When work isn’t going well, however, it’s easy for guilt to creep in. If I’ve had a day where I’ve barely achieved anything, what’s the point in spending so much money to have other people look after my child, and give me only a couple of hours a day with her – one at the start of the day when I’m not exactly sparkling company, and one at the end when she is cranky and tired? Now I have a child, too, my worries about my career have taken on a more urgent quality. What if I don’t get another academic job in two years? What if that’s because I haven’t made the best use of my research fellowship and – let’s be honest about what that boils down to in jobseeking terms here – publishedpublishedpublished? Ugh, just typing that makes my stomach churn again.

These worries put me under a lot of (self-inflicted) pressure. I’ve noted in the past that I work well under certain types of pressure. Fixed deadlines, my PhD supervisors discovered early on, were much more successful than flexible ones. Being busy rather than having acres of unscheduled time tends to make me use my days better. So my current situation, of having a lot of unstructured time to do research, while sounding dreamy has seemed to leave me paralysed and prone to fretting about far in the future events while failing to actually crack on with more immediate concerns.

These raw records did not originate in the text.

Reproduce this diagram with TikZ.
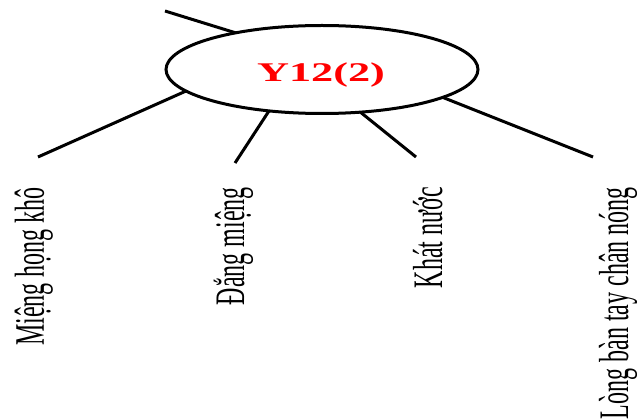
\documentclass[tikz,border=0pt]{standalone}
\usepackage{graphicx}
\usepackage{fontspec}
\setmainfont{Liberation Serif}
\usetikzlibrary{shapes.geometric}
\begin{document}
\begin{tikzpicture}[x=1pt,y=1pt,
  bubble/.style={ellipse, draw, line width=3pt, minimum width=312pt,
    minimum height=88pt, inner sep=0pt, outer sep=0pt},
  title/.style={text=red, inner sep=0pt, anchor=base,
    font=\fontsize{27}{27}\selectfont\bfseries},
  branch/.style={line width=3pt},
  symptom/.style={rotate=90, anchor=base east, inner sep=0pt,
    font=\fontsize{24}{24}\selectfont}]
\useasboundingbox (0,0) rectangle (637,418);

% central bubble and its title
\node[bubble] (core) at (322,348.5) {};
\node[title] (name) at (321,336.3) {\scalebox{1.64}[1]{Y12(2)}};

% free ends of the branches
\coordinate (tl) at (165,407);
\coordinate (e1) at (38,261);
\coordinate (e2) at (235,255);
\coordinate (e3) at (416,261);
\coordinate (e4) at (593,261);

% branches
\draw[branch] (tl) -- (core.157.1);
\draw[branch] (core.189.9) -- (e1);
\draw[branch] (core.218.1) -- (e2);
\draw[branch] (core.312.5) -- (e3);
\draw[branch] (core.347) -- (e4);

% symptoms, read bottom to top
\node[symptom] (s1) at (44,231) {\scalebox{1}[1.75]{Miệng họng khô}};
\node[symptom] (s2) at (244,231) {\scalebox{1}[1.75]{Đắng miệng}};
\node[symptom] (s3) at (442,231) {\scalebox{1}[1.75]{Khát nước}};
\node[symptom] (s4) at (628,231) {\scalebox{1}[1.75]{Lòng bàn tay chân nóng}};
\end{tikzpicture}
\end{document}
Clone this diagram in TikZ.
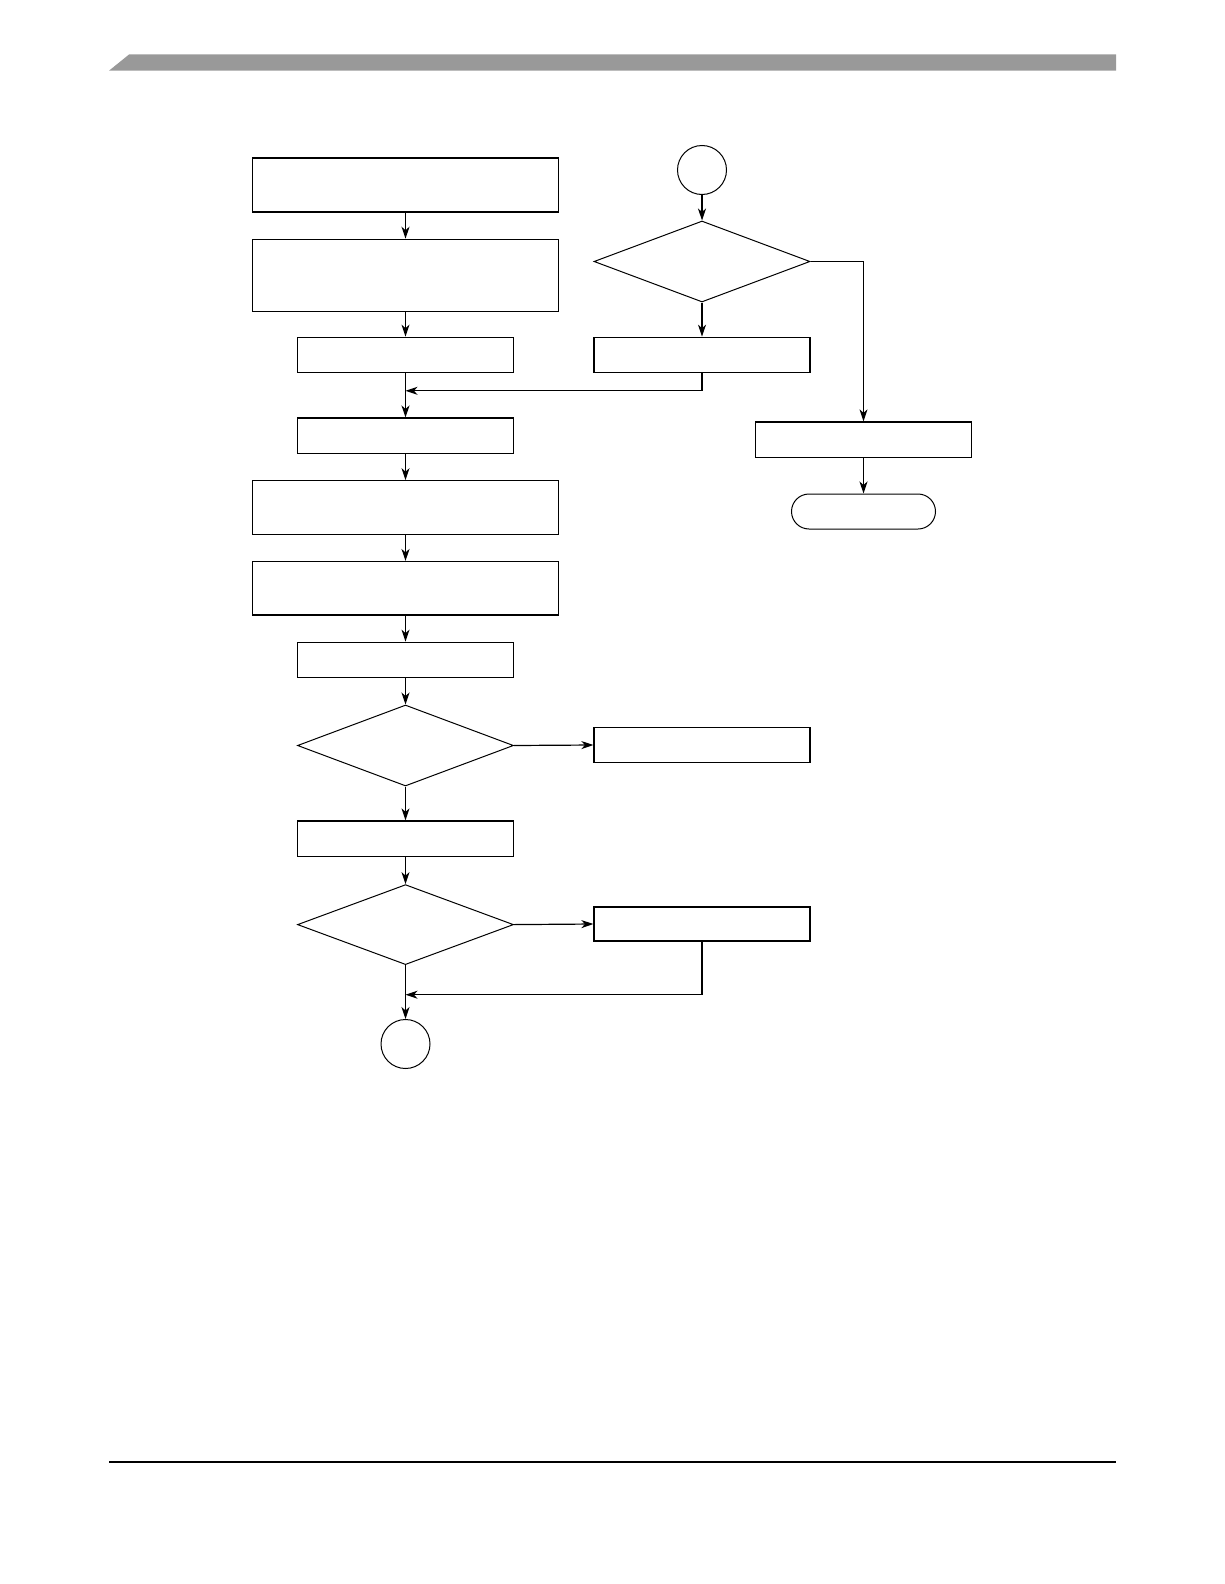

So, I am taking action. You’ve probably heard of NaNoWriMo – I’ve decided to take on the academic version of #acawrimo. Mine is a modified version, as I am committing to only 500 words a day (a target that ensures I have to sit and write something every day, but isn’t a target that sets me up for demoralising defeat), and I will not write at weekends because I take work-life balance seriously. I will have set times to answer my work emails and keep Outlook shut the rest of the time. I’ve already turned off notifications on my phone so that I have to open apps to see them – I find it very difficult to not look at a notification when it pops up, even if I know it’s probably just someone liking a photo on facebook. Most importantly, though, I have bought a large weekly planner with tear-off sheets, and am going to give my days far more structure. I have core working hours based around my daughter’s nursery times. I am establishing daily, weekly, monthly goals. These are all pretty obvious things to do, but after several years of working to a termly schedule where I fitted in my research around fixed teaching commitments, and then a year which was mostly reactive in the sense of reacting to my new baby’s needs and organising our day in relation to the reality of new parenthood, structuring my work time to meet definite but self-defined objectives has become a skill I’ve lost. I think I had it during my PhD; time to find it again.

Today I’ve met my 500 word target, which doesn’t include this blog, and I’ve ticked a couple more items off my to-do list. Often I find November a horribly dreary month. This year I’m going to make it work for me.